Anyway, using my best Mary Poppins voice, I fling open their door and wade through the pile of tears and snot by Chaos’ crib with every intention of swiftly and cheerfully bringing the emotional temperature of the room back down to something resembling reasonable. Sometimes it works and my suggestions of play dough/finger paint/doll picnics get them jazzed up enough to actually get downstairs without much fuss.
Other times, with The Baby wailing in the background, I am met with two small people bent on battle. They don’t want to have snack. They don’t want to read books. They don’t even want to watch their favorite fuzzy little red lunatic, Elmo.
And everything sucks.
I have to carry them downstairs one at a time instead of walking all together. I have to feel guilty about the fact that The Baby is crying while I’m making deals with tiny dictators who have serious bedhead. I feel guilty that Captain Chaos wakes up crying every day. I feel guilty that The Enforcer doesn’t get as much sleep as she needs because Captain Chaos wakes up crying every day. I feel guilty for using the mystical power of Elmo to lure my children out of bed. I feel guilty that one of them is crying as I carry the other one downstairs, and guilty that the other one is crying when I leave her downstairs to go back to get her sister.
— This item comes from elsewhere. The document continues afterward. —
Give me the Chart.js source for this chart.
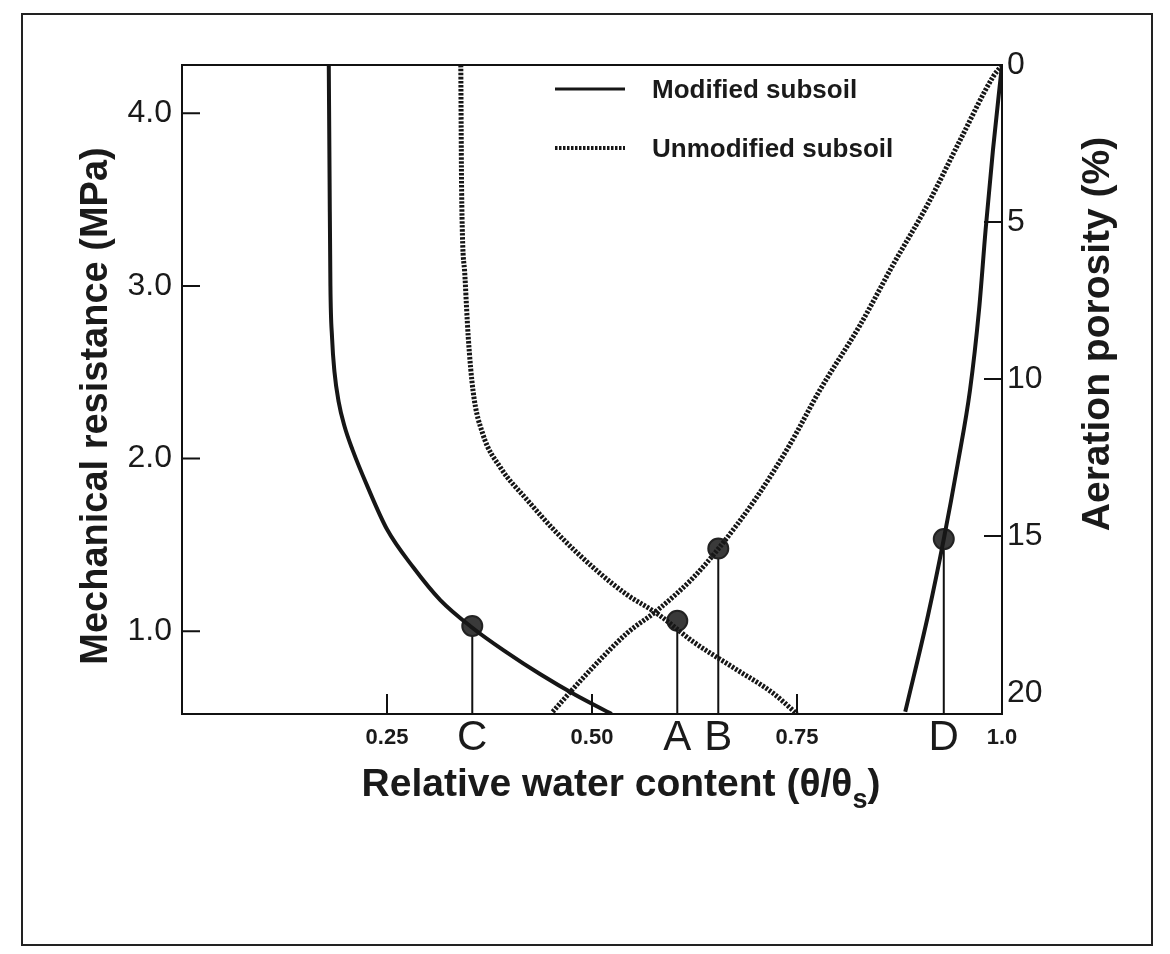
<!DOCTYPE html>
<html lang="en">
<head>
<meta charset="UTF-8">
<title>Mechanical resistance and aeration porosity</title>
<script src="https://cdn.jsdelivr.net/npm/chart.js"></script>
<style>
  html, body { margin: 0; padding: 0; background: #fff; }
  #wrap { width: 1170px; height: 954px; }
</style>
</head>
<body>
<div id="wrap"><canvas id="chart" width="1170" height="954"></canvas></div>
<script>
// relative water content (theta / theta_s) on x
// mechanical resistance (MPa), left axis
const modifiedResX   = [0.179, 0.180, 0.181, 0.183, 0.186, 0.191, 0.198, 0.208, 0.226, 0.250, 0.282, 0.315, 0.354, 0.395, 0.437, 0.480, 0.524];
const modifiedRes    = [4.28, 3.60, 3.00, 2.70, 2.50, 2.33, 2.19, 2.05, 1.84, 1.59, 1.37, 1.18, 1.02, 0.88, 0.75, 0.63, 0.52];
const unmodifiedResX = [0.340, 0.341, 0.345, 0.349, 0.355, 0.367, 0.388, 0.421, 0.457, 0.506, 0.543, 0.580, 0.623, 0.672, 0.721, 0.750];
const unmodifiedRes  = [4.28, 3.55, 3.06, 2.71, 2.39, 2.14, 1.95, 1.76, 1.57, 1.35, 1.21, 1.10, 0.94, 0.79, 0.64, 0.52];

// aeration porosity (%), right axis (reversed)
const modifiedPorX   = [0.882, 0.910, 0.929, 0.946, 0.961, 0.972, 0.980, 0.989, 1.0];
const modifiedPor    = [20.6, 17.5, 15.1, 12.7, 10.35, 7.8, 5.25, 2.7, 0];
const unmodifiedPorX = [0.452, 0.498, 0.543, 0.580, 0.623, 0.654, 0.701, 0.741, 0.778, 0.827, 0.867, 0.909, 0.949, 0.989, 1.0];
const unmodifiedPor  = [20.6, 19.27, 18.09, 17.36, 16.34, 15.41, 13.76, 12.10, 10.35, 8.28, 6.37, 4.46, 2.39, 0.38, 0];

// marked points with drop lines
const markerLabels = ['C', 'A', 'B', 'D'];
const markerX      = [0.354, 0.604, 0.654, 0.929];
const markerY      = [1.03, 1.06, 15.4, 15.1];
const markerAxis   = ['yRes', 'yRes', 'yPor', 'yPor'];

const xTicks   = [0.25, 0.5, 0.75, 1.0];
const resTicks = [1, 2, 3, 4];
const porTicks = [0, 5, 10, 15, 20];
const resRange = [0.52, 4.28];
const porRange = [0, 20.67];

const seriesNames = ['Modified subsoil', 'Unmodified subsoil'];

const FONT = '"Liberation Sans", Arial, sans-serif';
Chart.defaults.font.family = FONT;
Chart.defaults.color = '#1a1a1a';

function pts(xs, ys) {
    return xs.map((x, i) => ({ x: x, y: ys[i] }));
}

const solid = { borderColor: '#161616', borderWidth: 4, pointRadius: 0, cubicInterpolationMode: 'monotone', fill: false };
const dotted = { borderColor: '#161616', borderWidth: 5, borderDash: [2.5, 1.5], pointRadius: 0, cubicInterpolationMode: 'monotone', fill: false };

const datasets = [
    Object.assign({ label: seriesNames[0], data: pts(modifiedResX, modifiedRes), yAxisID: 'yRes' }, solid),
    Object.assign({ label: seriesNames[1], data: pts(unmodifiedResX, unmodifiedRes), yAxisID: 'yRes' }, dotted),
    Object.assign({ label: seriesNames[0], data: pts(modifiedPorX, modifiedPor), yAxisID: 'yPor' }, solid),
    Object.assign({ label: seriesNames[1], data: pts(unmodifiedPorX, unmodifiedPor), yAxisID: 'yPor' }, dotted)
];

markerLabels.forEach((name, i) => {
    const bottom = markerAxis[i] === 'yRes' ? resRange[0] : porRange[1];
    datasets.push({
        label: name,
        data: [{ x: markerX[i], y: markerY[i] }, { x: markerX[i], y: bottom }],
        yAxisID: markerAxis[i],
        borderColor: '#111',
        borderWidth: 2,
        pointRadius: [10, 0],
        pointBackgroundColor: '#3a3a3a',
        pointBorderColor: '#222',
        pointBorderWidth: 2,
        tension: 0
    });
});

function rotatedText(ctx, text, x, y) {
    ctx.save();
    ctx.translate(x, y);
    ctx.rotate(-Math.PI / 2);
    ctx.fillText(text, 0, 0);
    ctx.restore();
}

const decor = {
    id: 'decor',
    beforeDraw(chart) {
        const ctx = chart.ctx;
        ctx.save();
        ctx.fillStyle = '#fff';
        ctx.fillRect(0, 0, chart.width, chart.height);
        ctx.strokeStyle = '#222';
        ctx.lineWidth = 2;
        ctx.strokeRect(22, 14, 1130, 931);
        ctx.restore();
    },
    afterDatasetsDraw(chart) {
        const ctx = chart.ctx;
        const a = chart.chartArea;
        const sx = chart.scales.x, sr = chart.scales.yRes, sp = chart.scales.yPor;
        ctx.save();

        // frame
        ctx.strokeStyle = '#111';
        ctx.lineWidth = 2;
        ctx.strokeRect(a.left, a.top, a.right - a.left, a.bottom - a.top);

        // ticks pointing inwards
        ctx.beginPath();
        xTicks.forEach(v => {
            if (v >= 1) return;
            const px = sx.getPixelForValue(v);
            ctx.moveTo(px, a.bottom);
            ctx.lineTo(px, a.bottom - 20);
        });
        resTicks.forEach(v => {
            const py = sr.getPixelForValue(v);
            ctx.moveTo(a.left, py);
            ctx.lineTo(a.left + 18, py);
        });
        porTicks.forEach(v => {
            if (v <= 0 || v >= 20) return;
            const py = sp.getPixelForValue(v);
            ctx.moveTo(a.right, py);
            ctx.lineTo(a.right - 18, py);
        });
        ctx.stroke();

        // letters under the drop lines
        ctx.fillStyle = '#1a1a1a';
        ctx.font = '42px ' + FONT;
        ctx.textAlign = 'center';
        ctx.textBaseline = 'middle';
        markerLabels.forEach((name, i) => {
            ctx.fillText(name, sx.getPixelForValue(markerX[i]), 738);
        });

        // axis titles
        ctx.textBaseline = 'middle';
        ctx.font = 'bold 38px ' + FONT;
        rotatedText(ctx, 'Mechanical resistance (MPa)', 97, 406);
        ctx.font = 'bold 39px ' + FONT;
        rotatedText(ctx, 'Aeration porosity (%)', 1098, 334);

        const main = 'Relative water content (\u03b8/\u03b8';
        ctx.textAlign = 'left';
        ctx.textBaseline = 'alphabetic';
        ctx.font = 'bold 39px ' + FONT;
        const wMain = ctx.measureText(main).width;
        const wEnd = ctx.measureText(')').width;
        ctx.font = 'bold 27px ' + FONT;
        const wSub = ctx.measureText('s').width;
        let tx = 621 - (wMain + wSub + wEnd) / 2;
        ctx.font = 'bold 39px ' + FONT;
        ctx.fillText(main, tx, 796);
        tx += wMain;
        ctx.font = 'bold 27px ' + FONT;
        ctx.fillText('s', tx, 808);
        tx += wSub;
        ctx.font = 'bold 39px ' + FONT;
        ctx.fillText(')', tx, 796);

        // legend
        const legendRows = [{ ds: chart.data.datasets[0], y: 89 }, { ds: chart.data.datasets[1], y: 148 }];
        legendRows.forEach(row => {
            ctx.beginPath();
            ctx.strokeStyle = row.ds.borderColor;
            ctx.lineWidth = row.ds.borderDash ? 4 : 3;
            ctx.setLineDash(row.ds.borderDash || []);
            ctx.moveTo(555, row.y);
            ctx.lineTo(625, row.y);
            ctx.stroke();
            ctx.setLineDash([]);
            ctx.fillStyle = '#1a1a1a';
            ctx.font = 'bold 26px ' + FONT;
            ctx.textAlign = 'left';
            ctx.textBaseline = 'middle';
            ctx.fillText(row.ds.label, 652, row.y + 2);
        });

        ctx.restore();
    }
};

new Chart(document.getElementById('chart'), {
    type: 'line',
    data: { datasets: datasets },
    options: {
        responsive: false,
        animation: false,
        devicePixelRatio: 1,
        layout: { padding: { top: 65 } },
        plugins: { legend: { display: false }, tooltip: { enabled: false } },
        scales: {
            x: {
                type: 'linear',
                position: 'bottom',
                min: 0,
                max: 1,
                afterFit: s => { s.height = 240; },
                afterBuildTicks: s => { s.ticks = xTicks.map(v => ({ value: v })); },
                grid: { display: false, drawTicks: false },
                border: { display: false },
                ticks: {
                    padding: 11,
                    maxRotation: 0,
                    autoSkip: false,
                    font: { size: 22, weight: 'bold' },
                    callback: v => v >= 1 ? '1.0' : v.toFixed(2)
                }
            },
            yRes: {
                type: 'linear',
                position: 'left',
                min: resRange[0],
                max: resRange[1],
                afterFit: s => { s.width = 182; },
                afterBuildTicks: s => { s.ticks = resTicks.map(v => ({ value: v })); },
                grid: { display: false, drawTicks: false },
                border: { display: false },
                ticks: { padding: 10, font: { size: 32 }, callback: v => v.toFixed(1) }
            },
            yPor: {
                type: 'linear',
                position: 'right',
                reverse: true,
                min: porRange[0],
                max: porRange[1],
                afterFit: s => { s.width = 168; },
                afterBuildTicks: s => { s.ticks = porTicks.map(v => ({ value: v })); },
                grid: { display: false, drawTicks: false },
                border: { display: false },
                ticks: { padding: 5, font: { size: 32 }, callback: v => String(v) }
            }
        }
    },
    plugins: [decor]
});
</script>
</body>
</html>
And this battle that I wage against myself, the battle of feeling guilty about everything vs. knowing in my heart that I’m doing the best I can, is tougher by far than the before and after nap battles. It is on-going. It is always being waged in my head and I don’t know how to make it stop.
But I do know this: watching too-tan, too-rich, too-much-makeup-wearing “housewives” whose problems usually look a whole lot worse than mine lose their shit on TV helps. So does coffee. And wine. And friends and family. These are my sisters-and-brothers-in-arms in the battle that never ends, and as long as I remember that, there just might be the smidgen of a chance that we’re winning.